Sebagai gambaran, jika berat badan anak 40 kg, maka dibutuhkan IVIG 40-80 g. Jika 1 botol IVIG berisi 2,5 g, maka anak tersebut perlu 16-32 botol. Dari pencarian informasi di internet didapatkan, harga imunoglobulin sekitar Rp 4 juta-Rp 5 juta per botol.
Tahun lalu, IDAI mengeluarkan Buku Pedoman Tatalaksana Covid-19 bersama Perhimpunan Dokter Paru Indonesia (PDPI), Perhimpunan Dokter Spesialis Kardiovaskular Indonesia (PERKI), Perhimpunan Dokter Spesialis Penyakit Dalam Indonesia (PAPDI), Perhimpunan Dokter Anestesiologi dan Terapi Intensif Indonesia (PERDATIN).

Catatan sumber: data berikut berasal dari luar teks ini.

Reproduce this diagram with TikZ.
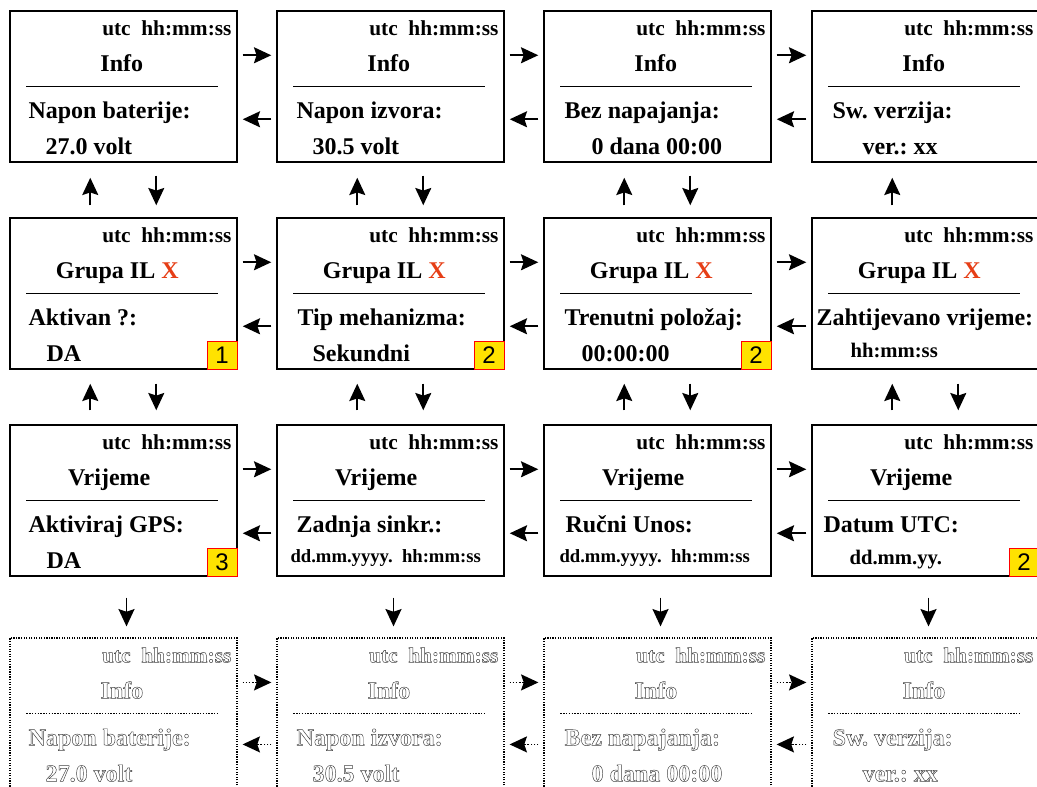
\documentclass[tikz,border=0pt]{standalone}
\usepackage{fontspec}
\setmainfont{Liberation Serif}
\newfontfamily\badgefont{Liberation Sans}
\usetikzlibrary{arrows.meta,calc}
\frenchspacing

\definecolor{xred}{RGB}{230,62,22}
\definecolor{badgeyellow}{RGB}{255,226,0}

\newcommand{\outlineon}{\special{pdf:literal direct 1 Tr 0.35 w}}
\newcommand{\outlineoff}{\special{pdf:literal direct 0 Tr}}

\tikzset{
  scrbox/.style={draw, line width=1.1pt, minimum width=170.25pt, minimum height=113.25pt, inner sep=0pt},
  ghostbox/.style={draw, densely dotted, line width=0.9pt, minimum width=170.25pt, minimum height=113.25pt, inner sep=0pt},
  scrtxt/.style={inner sep=0pt, font=\fontsize{18}{20}\selectfont\bfseries},
  utctxt/.style={scrtxt, anchor=base east, font=\fontsize{16}{18}\selectfont\bfseries},
  headtxt/.style={scrtxt, anchor=base},
  labeltxt/.style={scrtxt, anchor=base west},
  smalltxt/.style={font=\fontsize{15.5}{17}\selectfont\bfseries, yshift=3pt},
  tinytxt/.style={font=\fontsize{14}{16}\selectfont\bfseries, yshift=4pt},
  divider/.style={line width=1.1pt},
  arr/.style={line width=1.3pt, -{Stealth[length=13pt,width=12pt,inset=2pt]}},
  badge/.style={draw=red, line width=0.9pt, fill=badgeyellow, anchor=south east,
    minimum width=22.5pt, minimum height=21pt, inner sep=0pt, font=\badgefont\fontsize{18}{18}\selectfont},
}

% one display screen: name, centre, title, title x, line 1, x, line 2, x, style of line 2
\newcommand{\screen}[9]{%
  \node[scrbox] (#1) at (#2) {};
  \node[utctxt] (#1u) at ($(#1.north east)+(-6,25)$) {utc\ \ hh:mm:ss};
  \node[headtxt] (#1h) at ($(#1.north west)+(#4,61)$) {#3};
  \draw[divider] ($(#1.north west)+(17,76)$) -- ($(#1.north west)+(209,76)$);
  \node[labeltxt] (#1a) at ($(#1.north west)+(#6,108)$) {#5};
  \node[labeltxt,#9] (#1b) at ($(#1.north west)+(#8,144)$) {#7};
}

\begin{document}
\begin{tikzpicture}[x=0.75pt,y=-0.75pt]
  \useasboundingbox (0,0) rectangle (1037,786);

  % info
  \screen{b11}{123.5,86.5}{Info}{112.5}{Napon baterije:}{19}{27.0 volt}{36}{}
  \screen{b12}{390.5,86.5}{Info}{112.5}{Napon izvora:}{20}{30.5 volt}{36}{}
  \screen{b13}{657.5,86.5}{Info}{112.5}{Bez napajanja:}{21}{0 dana 00:00}{48}{}
  \screen{b14}{925.5,86.5}{Info}{112.5}{Sw. verzija:}{21}{ver.: xx}{51}{}

  % grupa
  \screen{b21}{123.5,293.5}{Grupa IL \textcolor{xred}{X}}{108}{Aktivan ?:}{19}{DA}{37}{}
  \screen{b22}{390.5,293.5}{Grupa IL \textcolor{xred}{X}}{108}{Tip mehanizma:}{21}{Sekundni}{36}{}
  \screen{b23}{657.5,293.5}{Grupa IL \textcolor{xred}{X}}{108}{Trenutni položaj:}{21}{00:00:00}{38}{}
  \screen{b24}{925.5,293.5}{Grupa IL \textcolor{xred}{X}}{108}{Zahtijevano vrijeme:}{5}{hh:mm:ss}{39}{smalltxt}

  % vrijeme
  \screen{b31}{123.5,500.5}{Vrijeme}{100}{Aktiviraj GPS:}{19}{DA}{37}{}
  \screen{b32}{390.5,500.5}{Vrijeme}{100}{Zadnja sinkr.:}{20}{dd.mm.yyyy.\ \ hh:mm:ss}{14}{tinytxt}
  \screen{b33}{657.5,500.5}{Vrijeme}{100}{Ručni Unos:}{22}{dd.mm.yyyy.\ \ hh:mm:ss}{16}{tinytxt}
  \screen{b34}{925.5,500.5}{Vrijeme}{100}{Datum UTC:}{12}{dd.mm.yy.}{38}{smalltxt}

  \node[badge] (k21) at (b21.south east) {1};
  \node[badge] (k22) at (b22.south east) {2};
  \node[badge] (k23) at (b23.south east) {2};
  \node[badge] (k31) at (b31.south east) {3};
  \node[badge] (k34) at (b34.south east) {2};

  % info again, greyed out
  \begin{scope}[scrbox/.style={ghostbox}, divider/.append style={densely dotted, line width=0.9pt},
      scrtxt/.append style={text=black!75, execute at begin node=\outlineon, execute at end node=\outlineoff}]
    \screen{b41}{123.5,713.5}{Info}{112.5}{Napon baterije:}{19}{27.0 volt}{36}{}
    \screen{b42}{390.5,713.5}{Info}{112.5}{Napon izvora:}{20}{30.5 volt}{36}{}
    \screen{b43}{657.5,713.5}{Info}{112.5}{Bez napajanja:}{21}{0 dana 00:00}{48}{}
    \screen{b44}{925.5,713.5}{Info}{112.5}{Sw. verzija:}{21}{ver.: xx}{51}{}
  \end{scope}

  % left / right
  \foreach \r in {1,2,3}
    \foreach \c/\n in {1/2, 2/3, 3/4} {
      \draw[arr] ($(b\r\c.north east)+(5,45)$) -- ($(b\r\n.north west)+(-5,45)$);
      \draw[arr] ($(b\r\n.north west)+(-5,109)$) -- ($(b\r\c.north east)+(5,109)$);
    }
  \foreach \c/\n in {1/2, 2/3, 3/4} {
    \draw[arr, densely dotted] ($(b4\c.north east)+(5,45)$) -- ($(b4\n.north west)+(-5,45)$);
    \draw[arr, densely dotted] ($(b4\n.north west)+(-5,107)$) -- ($(b4\c.north east)+(5,107)$);
  }

  % up / down
  \foreach \c in {1,2,3,4} {
    \draw[arr] ($(b2\c.north west)+(81,-12)$) -- ($(b1\c.south west)+(81,15)$);
    \draw[arr] ($(b3\c.north west)+(81,-14)$) -- ($(b2\c.south west)+(81,14)$);
    \draw[arr] ($(b2\c.south west)+(147,14)$) -- ($(b3\c.north west)+(147,-14)$);
    \draw[arr] ($(b3\c.south)+(3,21)$) -- ($(b4\c.north)+(3,-11)$);
  }
  \foreach \c in {1,2,3}
    \draw[arr] ($(b1\c.south west)+(147,13)$) -- ($(b2\c.north west)+(147,-12)$);
\end{tikzpicture}
\end{document}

Ada bagian tentang diagnosis dan tata laksana MIS-C di dalamnya. Buku pedoman itu diadaptasi Kementerian Kesehatan (Kemenkes) dalam buku saku Protokol Tata Laksana Covid-19, Januari 2021.
”Sosialisasi tata laksana MIS-C ke para dokter anak dilakukan melalui webinar rutin dari IDAI. Sementara pelatihan untuk dokter umum dilaksanakan bersama Kemenkes Maret-April 2021,” tutur Yogi.
Yogi menekankan pentingnya pengetahuan dan kesadaran orangtua dan dokter untuk mengenali gejala MIS-C. Dengan demikian, penderita segera dibawa ke fasyankes serta ditangani secara cepat dan tepat.
”Jika diagnosis dan perawatan dilakukan segera, umumnya bisa sembuh sempurna. Jika terlambat, bisa ada gejala sisa, misalnya gangguan jantung,” katanya.